PAOC Colloquium: James Fleming (Colby)
Date Time Location
November 21st, 2016 12:00pm-1:00pm Ida Green Lounge (9th Floor), Building 54, Cambridge, MA, United States
Title: Inventing Atmospheric Science: Gordian Knots and the Quest for Prevision

Abstract: Atmospheric researchers have long attempted to untie the Gordian Knot of meteorology—that intractable and intertwined tangle of observational imprecision, theoretical uncertainties, and non-linear influences—that, if unraveled, would provide perfect prevision of the weather for ten days, of seasonal conditions for next year, and of climatic conditions for a decade, a century, a millennium, or longer. This presentation, based on Inventing Atmospheric Science (The M.I.T. Press, 2016), examines the work of three interconnected generations of scientists and the influence of three families of transformative technologies in the first six decades of the twentieth century, from the dawn of applied fluid dynamics to the emergence, by 1960, of the interdisciplinary atmospheric sciences.
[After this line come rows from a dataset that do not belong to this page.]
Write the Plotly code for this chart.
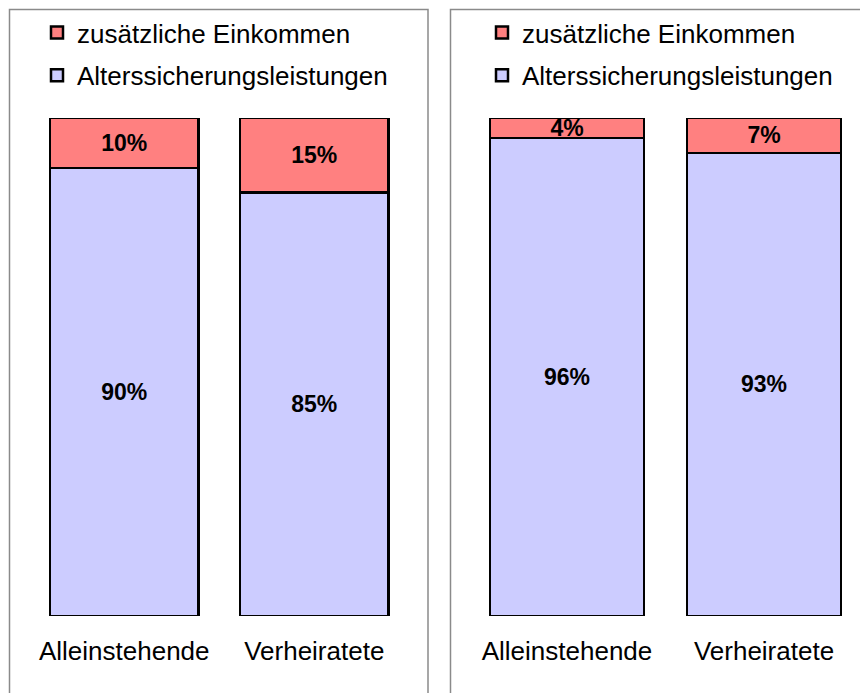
import plotly.graph_objects as go

categories = ["Alleinstehende", "Verheiratete"]
left_alters = [90, 85]
left_zusatz = [10, 15]
right_alters = [96, 93]
right_zusatz = [4, 7]
series_names = ["Alterssicherungsleistungen", "zusätzliche Einkommen"]

# page body has an 8px margin, so the figure is offset by 8px
OFF = 8
W, H = 868 - OFF, 693 - OFF
FONT = "Liberation Sans, Arial, sans-serif"
C_ALT = "#CCCCFF"
C_ZUS = "#FF8080"


def px_x(p):
    return (p - OFF) / W


def px_y(p):
    return 1 - (p - OFF) / H


fig = go.Figure()


def add_panel(alters, zusatz, xa, ya, legend):
    fig.add_trace(go.Bar(
        x=categories, y=alters, name=series_names[0], xaxis=xa, yaxis=ya,
        marker=dict(color=C_ALT, line=dict(color="black", width=2.5)),
        text=[f"{v}%" for v in alters], textposition="inside",
        insidetextanchor="middle", constraintext="none",
        textfont=dict(family=FONT, size=23, color="black", weight="bold"),
        legend=legend, legendgroup=legend + "a", legendrank=2,
        width=0.78, hoverinfo="skip"))
    fig.add_trace(go.Bar(
        x=categories, y=zusatz, name=series_names[1], xaxis=xa, yaxis=ya,
        marker=dict(color=C_ZUS, line=dict(color="black", width=2.5)),
        text=[f"{v}%" for v in zusatz], textposition="inside",
        insidetextanchor="middle", constraintext="none",
        textfont=dict(family=FONT, size=23, color="black", weight="bold"),
        legend=legend, legendgroup=legend + "z", legendrank=1,
        width=0.78, hoverinfo="skip"))


add_panel(left_alters, left_zusatz, "x", "y", "legend")
add_panel(right_alters, right_zusatz, "x2", "y2", "legend2")

ydom = [px_y(616), px_y(118)]
axis_common = dict(
    showgrid=False, zeroline=False, showline=False, ticks="outside",
    ticklen=12, tickcolor="rgba(0,0,0,0)", range=[-0.5, 1.5],
    tickfont=dict(family=FONT, size=26, color="black"))
yaxis_common = dict(range=[0, 100], showgrid=False, zeroline=False,
                    showline=False, showticklabels=False, domain=ydom)

legend_common = dict(
    orientation="v", traceorder="grouped", tracegroupgap=6,
    font=dict(family=FONT, size=26, color="black"),
    bgcolor="rgba(0,0,0,0)", xanchor="left", yanchor="top")

fig.update_layout(
    width=W, height=H, margin=dict(l=0, r=0, t=0, b=0),
    paper_bgcolor="white", plot_bgcolor="rgba(0,0,0,0)",
    barmode="stack",
    xaxis=dict(domain=[px_x(29.25), px_x(409.25)], **axis_common),
    xaxis2=dict(domain=[px_x(468.5), px_x(862.5)], anchor="y2", **axis_common),
    yaxis=yaxis_common, yaxis2=dict(anchor="x2", **yaxis_common),
    legend=dict(x=px_x(37), y=px_y(9), **legend_common),
    legend2=dict(x=px_x(482), y=px_y(9), **legend_common),
    showlegend=True,
    shapes=[
        dict(type="rect", xref="paper", yref="paper", x0=px_x(9.5), x1=px_x(428),
             y0=-0.2, y1=px_y(9.5), line=dict(color="#8a8a8a", width=1.5)),
        dict(type="rect", xref="paper", yref="paper", x0=px_x(450.5), x1=1.2,
             y0=-0.2, y1=px_y(9.5), line=dict(color="#8a8a8a", width=1.5)),
    ],
)

fig.write_html("out.html")
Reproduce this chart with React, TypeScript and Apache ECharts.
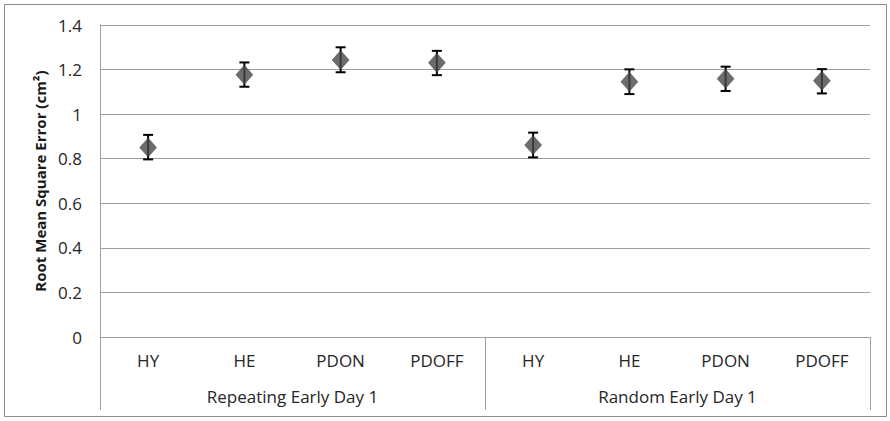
import React, { useEffect, useRef } from "react";
import * as echarts from "echarts";

const conditions = ["HY", "HE", "PDON", "PDOFF", "HY", "HE", "PDON", "PDOFF"];
const groups = ["Repeating Early Day 1", "Random Early Day 1"];
const rmse = [0.85, 1.177, 1.243, 1.231, 0.861, 1.145, 1.159, 1.15];
const errLow = [0.797, 1.123, 1.188, 1.175, 0.806, 1.09, 1.104, 1.093];
const errHigh = [0.907, 1.232, 1.3, 1.284, 0.917, 1.201, 1.213, 1.202];
const yTicks = { min: 0, max: 1.4, interval: 0.2 };

const FONT = "'Open Sans', 'Noto Sans', sans-serif";

export default function App() {
  const ref = useRef<HTMLDivElement>(null);
  useEffect(() => {
    if (!ref.current) return;
    const chart = echarts.init(ref.current, null, { renderer: "svg" });
    const errData = conditions.map((_, i) => [i, errLow[i], errHigh[i]]);
    chart.setOption({
      animation: false,
      backgroundColor: "#ffffff",
      textStyle: { fontFamily: FONT },
      grid: { left: 100, right: 20, top: 25, bottom: 84 },
      graphic: [
        {
          type: "rect",
          shape: { x: 4.5, y: 4.5, width: 882, height: 412 },
          style: { fill: "none", stroke: "#8c8c8c", lineWidth: 1 },
          silent: true,
        },
      ],
      xAxis: [
        {
          type: "category",
          data: conditions,
          position: "bottom",
          axisLine: { show: true, lineStyle: { color: "#a0a0a0", width: 1 } },
          axisTick: { show: false },
          axisLabel: {
            interval: 0,
            margin: 15,
            fontSize: 17,
            color: "#262626",
            fontFamily: FONT,
          },
        },
        {
          type: "category",
          data: groups,
          position: "bottom",
          axisLine: { show: false },
          axisTick: { show: true, length: 73, lineStyle: { color: "#a0a0a0", width: 1 } },
          axisLabel: {
            interval: 0,
            margin: 51,
            fontSize: 17,
            color: "#262626",
            fontFamily: FONT,
          },
        },
      ],
      yAxis: {
        type: "value",
        min: yTicks.min,
        max: yTicks.max,
        interval: yTicks.interval,
        name: "Root Mean Square Error (cm²)",
        nameLocation: "middle",
        nameGap: 51,
        nameTextStyle: {
          fontSize: 15,
          fontWeight: "bold",
          color: "#1a1a1a",
          fontFamily: FONT,
        },
        axisLine: { show: true, lineStyle: { color: "#a0a0a0", width: 1 } },
        axisTick: { show: false },
        splitLine: { show: true, lineStyle: { color: "#a0a0a0", width: 1 } },
        axisLabel: {
          margin: 18,
          fontSize: 17,
          color: "#262626",
          fontFamily: FONT,
          formatter: (v: number) => String(Math.round(v * 10) / 10),
        },
      },
      series: [
        {
          type: "custom",
          xAxisIndex: 0,
          data: errData,
          z: 3,
          renderItem: (params: any, api: any) => {
            const x = api.value(0);
            const lo = api.coord([x, api.value(1)]);
            const hi = api.coord([x, api.value(2)]);
            const hw = 5;
            const style = { stroke: "#000000", lineWidth: 2 };
            return {
              type: "group",
              children: [
                { type: "line", shape: { x1: lo[0], y1: lo[1], x2: hi[0], y2: hi[1] }, style },
                { type: "line", shape: { x1: lo[0] - hw, y1: lo[1], x2: lo[0] + hw, y2: lo[1] }, style },
                { type: "line", shape: { x1: hi[0] - hw, y1: hi[1], x2: hi[0] + hw, y2: hi[1] }, style },
              ],
            };
          },
        },
        {
          type: "scatter",
          xAxisIndex: 0,
          data: rmse,
          symbol: "diamond",
          symbolSize: [17, 19],
          z: 4,
          itemStyle: { color: "#474747", borderColor: "#333333", borderWidth: 0.5 },
        },
      ],
    });
    return () => chart.dispose();
  }, []);
  return (
    <div
      ref={ref}
      style={{ position: "absolute", left: 0, top: 0, width: 890, height: 421 }}
    />
  );
}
About the speaker: Jim Fleming is the Charles A. Dana Professor of Science, Technology, and Society at Colby College, Maine. He earned a B.S. in astronomy from Pennsylvania State University, an M.S. in atmospheric science from Colorado State University,​
and a Ph.D. in history from Princeton University. He has written extensively on the history of weather, climate, technology, and the environment including social, cultural, and intellectual aspects. His books include Meteorology in America (Johns Hopkins, 1990), Historical Perspectives on Climate Change (Oxford, 1998), The Callendar Effect (AMS, 2007), Fixing the Sky (Columbia, 2010), and Inventing Atmospheric Science (MIT, 2016). He is series editor of Palgrave Studies in the History of Science and Technology, a research associate of the Smithsonian Institution, a fellow of the American Association for the Advancement of Science, and a fellow of the American Meteorological Society.

Jim is a resident of China, Maine (not Mainland China!) He enjoys fishing, good jazz, good BBQ, seeing students flourish, and building the community of historians of science and technology. "Everything is unprecedented if you don't study history."